Enzo, 16 ans, est apprenti maçon à La Ciotat. Après une journée de labeur, il rentre chez lui, dans la belle maison d’architecte de ses parents (Élodie Bouchez et Pierfrancesco Favino), et fait quelques longueurs dans la piscine. Mais, coincé entre son frère qui prépare son bac et son admission dans un prestigieux lycée parisien et ses parents qui lui font sentir qu’ils espéraient mieux, Enzo cherche à s’évader. Il se rapproche de Vlad, l’un des ouvriers ukrainiens du chantier sur lequel il travaille, pour lequel il éprouve attirance et admiration. Vlad lui plaît aussi parce qu’il vient de loin, envisage de faire la guerre, et a coupé les liens avec ses parents… tout ce que rêve de faire l’adolescent.

Enzo s’inscrit dans la lignée du cinéma social, tissé par Robin Campillo (Grand Prix à Cannes en 2017 pour 120 Battements par minute) et Laurent Cantet (Palme d’or 2008 pour Entre les murs). Or la disparition de ce dernier, en avril 2024, colore l’œuvre d’une poignante dimension d’adieu : Campillo filme le scénario de son ami, comme on retient un dernier souffle.

Présentée à Cannes, en ouverture de la Quinzaine des Cinéastes, cette chronique mêle pudeur et incandescence. Campillo laisse affleurer un trouble à la fois social et charnel : chaque tas de mortier, chaque regard traduit le prix de l’authenticité. La caméra, jamais ostentatoire, épouse le visage nu d’Eloy Pohu, tandis que la photographie de Jeanne Lapoirie inscrit ces corps à l’œuvre, les nimbant d’une poussière dorée, mais dans une Méditerranée concrète, loin de la carte postale. Au-delà du récit initiatique, le film devient dialogue posthume. Fidèle à leur compagnonnage depuis Ressources humaines en 1999, Campillo prolonge l’interrogation de Cantet : comment le travail et le collectif sculptent-ils un individu ?

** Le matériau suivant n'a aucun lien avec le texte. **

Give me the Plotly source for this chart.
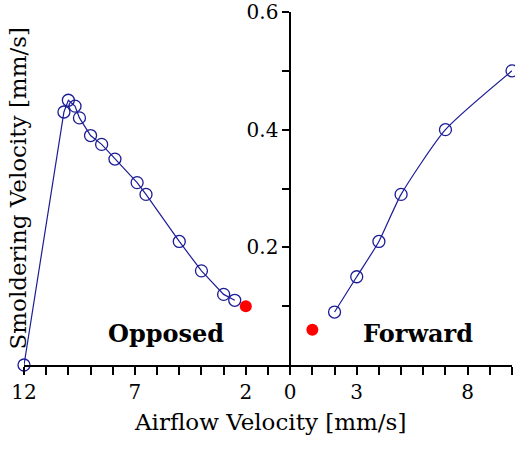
import plotly.graph_objects as go

# Opposed flow: airflow velocity (mm/s), plotted to the left of zero
opposed_airflow = [12, 10.2, 10.0, 9.7, 9.5, 9.0, 8.5, 7.9, 6.9, 6.5, 5.0, 4.0, 3.0, 2.5]
opposed_smolder = [0.0, 0.43, 0.45, 0.44, 0.42, 0.39, 0.375, 0.35, 0.31, 0.29, 0.21, 0.16, 0.12, 0.11]
opposed_red_airflow = [2.0]
opposed_red_smolder = [0.10]

# Forward flow
forward_airflow = [2, 3, 4, 5, 7, 10]
forward_smolder = [0.09, 0.15, 0.21, 0.29, 0.40, 0.50]
forward_red_airflow = [1.0]
forward_red_smolder = [0.06]

x_tick_vals = list(range(-12, 11))
x_tick_labels = {-12: "12", -7: "7", -2: "2", 0: "0", 3: "3", 8: "8"}
y_tick_vals = [0.1, 0.2, 0.3, 0.4, 0.5, 0.6]
y_tick_labels = ["", "0.2", "", "0.4", "", "0.6"]

NAVY = "#1c1c96"
RED = "#ff0000"
FONT = "DejaVu Serif"

fig = go.Figure()
fig.add_trace(go.Scatter(
    x=[-v for v in opposed_airflow], y=opposed_smolder, mode="lines+markers",
    line=dict(color=NAVY, width=1.2), cliponaxis=False,
    marker=dict(symbol="circle-open", size=12, color=NAVY, line=dict(width=1.3)),
    showlegend=False))
fig.add_trace(go.Scatter(
    x=forward_airflow, y=forward_smolder, mode="lines+markers",
    line=dict(color=NAVY, width=1.2, shape="spline", smoothing=0.6), cliponaxis=False,
    marker=dict(symbol="circle-open", size=12, color=NAVY, line=dict(width=1.3)),
    showlegend=False))
fig.add_trace(go.Scatter(
    x=[-v for v in opposed_red_airflow] + forward_red_airflow,
    y=opposed_red_smolder + forward_red_smolder, mode="markers",
    marker=dict(symbol="circle", size=12, color=RED), cliponaxis=False,
    showlegend=False))

fig.update_layout(
    width=515, height=449,
    margin=dict(l=24, r=3, t=12, b=84),
    paper_bgcolor="white", plot_bgcolor="white",
    font=dict(family=FONT, color="black", size=20),
    xaxis=dict(
        range=[-12, 10], showgrid=False, zeroline=False, automargin=False,
        showline=True, linecolor="black", linewidth=2,
        ticks="outside", ticklen=8, tickwidth=1.5, tickcolor="black",
        tickvals=x_tick_vals,
        ticktext=[x_tick_labels.get(v, "") for v in x_tick_vals],
        tickfont=dict(size=20, family=FONT), ticklabeloverflow="allow",
    ),
    yaxis=dict(
        range=[0, 0.6], showgrid=False, zeroline=False, automargin=False,
        showline=True, linecolor="black", linewidth=1.5,
        anchor="free", position=12 / 22,
        ticks="outside", ticklen=7, tickwidth=1.5, tickcolor="black",
        tickvals=y_tick_vals, ticktext=y_tick_labels,
        tickfont=dict(size=20, family=FONT), ticklabeloverflow="allow",
    ),
    annotations=[
        dict(text="Smoldering Velocity [mm/s]", xref="paper", yref="paper",
             x=0, y=0.5, xshift=-7, textangle=-90, showarrow=False,
             xanchor="center", yanchor="middle", font=dict(size=23, family=FONT)),
        dict(text="Airflow Velocity [mm/s]", xref="paper", yref="paper",
             x=0.504, y=-0.161, showarrow=False, xanchor="center", yanchor="middle",
             font=dict(size=23, family=FONT)),
        dict(text="<b>Opposed</b>", x=-5.59, y=0.054, showarrow=False,
             xanchor="center", yanchor="middle", font=dict(size=24, family=FONT)),
        dict(text="<b>Forward</b>", x=5.77, y=0.054, showarrow=False,
             xanchor="center", yanchor="middle", font=dict(size=24, family=FONT)),
    ],
)

# remove the default 8px page margin so the figure fills the window exactly
fig.write_html("out.html", config={"displayModeBar": False},
               post_script="document.body.style.margin='0';document.body.style.overflow='hidden';")
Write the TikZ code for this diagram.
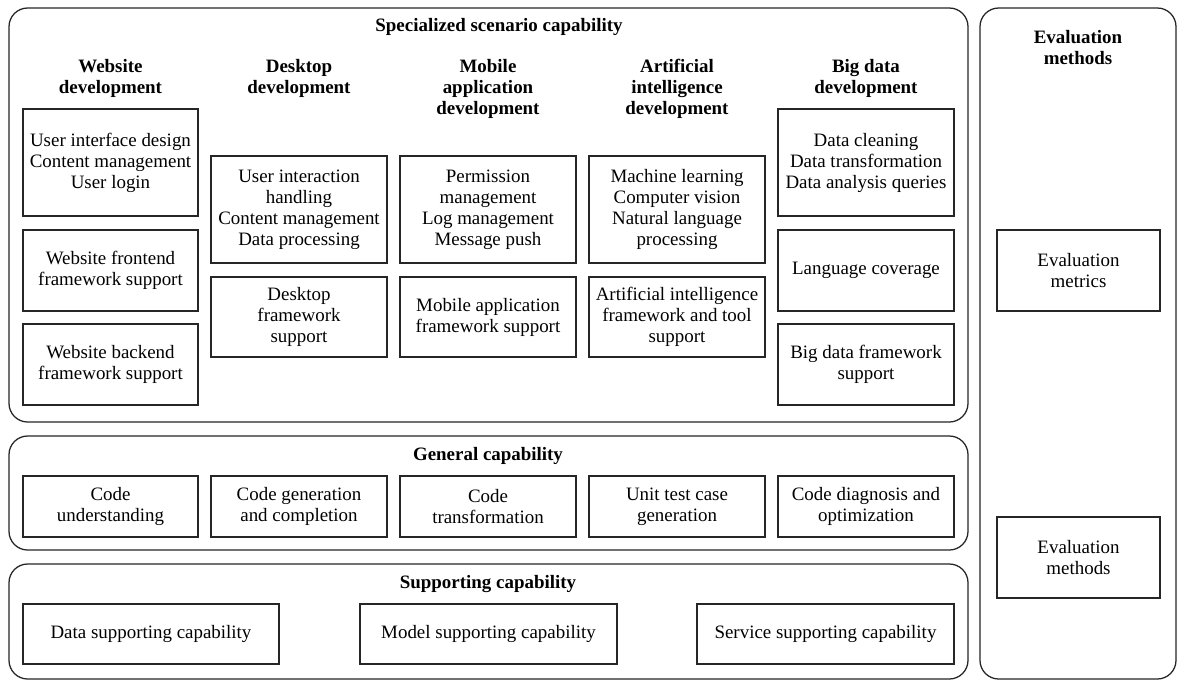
\documentclass[tikz,border=0pt]{standalone}
\usepackage{fontspec}
\setmainfont{Liberation Serif}
\begin{document}
\begin{tikzpicture}[x=0.75pt,y=-0.75pt,
  txt/.style={font=\fontsize{14.2}{15.75}\selectfont, align=center, inner sep=0pt},
  hdr/.style={font=\fontsize{14.2}{15.75}\selectfont\bfseries, align=center, inner sep=0pt},
  bx/.style={draw=black!85, line width=0.95pt, txt},
  colbox/.style={bx, minimum width=132pt},
  grp/.style={draw=black!85, line width=0.95pt, rounded corners=14pt}]
\useasboundingbox[fill=white] (0,0) rectangle (1190,683);
% group frames
\draw[grp] (9,8) rectangle (968,422);
\draw[grp] (9,436) rectangle (968,550);
\draw[grp] (9,564) rectangle (968,679);
\draw[grp] (980,8) rectangle (1176,679);
% titles
\node[hdr] (tSpec) at (499,27) {Specialized scenario capability};
\node[hdr] (tGen) at (488,456) {General capability};
\node[hdr] (tSup) at (488,584) {Supporting capability};
\node[hdr] (tEval) at (1078,47.5) {Evaluation\\methods};
% column headers
\node[hdr] (hWeb) at (110.5,78) {Website\\development};
\node[hdr] (hDesk) at (299,78) {Desktop\\development};
\node[hdr] (hMob) at (488,88.5) {Mobile\\application\\development};
\node[hdr] (hAI) at (677,88.5) {Artificial\\intelligence\\development};
\node[hdr] (hBig) at (866,78) {Big data\\development};
% website
\node[colbox, minimum width=131.25pt, minimum height=80.25pt] (w1) at (110.5,162.5) {User interface design\\Content management\\User login};
\node[colbox, minimum width=131.25pt, minimum height=60.75pt] (w2) at (110.5,270.5) {Website frontend\\framework support};
\node[colbox, minimum width=131.25pt, minimum height=60.75pt] (w3) at (110.5,364.5) {Website backend\\framework support};
% desktop
\node[colbox, minimum height=80.25pt] (d1) at (299,209.5) {User interaction\\handling\\Content management\\Data processing};
\node[colbox, minimum height=60pt] (d2) at (299,317) {Desktop\\framework\\support};
% mobile
\node[colbox, minimum height=80.25pt] (m1) at (488,209.5) {Permission\\management\\Log management\\Message push};
\node[colbox, minimum height=60pt] (m2) at (488,317) {Mobile application\\framework support};
% AI
\node[colbox, minimum height=80.25pt] (a1) at (677,209.5) {Machine learning\\Computer vision\\Natural language\\processing};
\node[colbox, minimum height=60pt] (a2) at (677,317) {Artificial intelligence\\framework and tool\\support};
% big data
\node[colbox, minimum height=80.25pt] (b1) at (866,162.5) {Data cleaning\\Data transformation\\Data analysis queries};
\node[colbox, minimum height=60.75pt] (b2) at (866,270.5) {Language coverage};
\node[colbox, minimum height=60.75pt] (b3) at (866,364.5) {Big data framework\\support};
% general
\node[colbox, minimum width=131.25pt, minimum height=45.75pt] (g1) at (110.5,506.5) {Code\\understanding};
\node[colbox, minimum height=45.75pt] (g2) at (299,506.5) {Code generation\\and completion};
\node[colbox, minimum height=45.75pt] (g3) at (488,506.5) {Code\\transformation};
\node[colbox, minimum height=45.75pt] (g4) at (677,506.5) {Unit test case\\generation};
\node[colbox, minimum height=45.75pt] (g5) at (866,506.5) {Code diagnosis and\\optimization};
% supporting
\node[bx, minimum width=192pt, minimum height=45pt] (s1) at (151,634) {Data supporting capability};
\node[bx, minimum width=192.75pt, minimum height=45pt] (s2) at (488.5,634) {Model supporting capability};
\node[bx, minimum width=192.75pt, minimum height=45pt] (s3) at (825.5,634) {Service supporting capability};
% evaluation
\node[bx, minimum width=122.25pt, minimum height=60.75pt] (e1) at (1078.5,270.5) {Evaluation\\metrics};
\node[bx, minimum width=122.25pt, minimum height=60.75pt] (e2) at (1078.5,557.5) {Evaluation\\methods};
\end{tikzpicture}
\end{document}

Ici, bâtir un mur revient à rebâtir un visage après la perte. Le scénario esquive toute démonstration lourde, préférant les silences gênés d’un dîner bourgeois et la rudesse presque documentaire des gestes de chantier. Enzo n’a rien d’un testament figé : c’est une œuvre vivante, inquiète, ouverte, rappelant que la transmission n’est pas un mausolée, mais un relais. Le portrait d’une rébellion, mais aussi de la difficulté de la parentalité, encore plus quand un enfant sort du rang qui lui est assigné. En scellant l’histoire intime et créative de Laurent Cantet et Robin Campillo, le film nous invite, nous aussi, à poursuivre nos constructions et accepter nos flottements.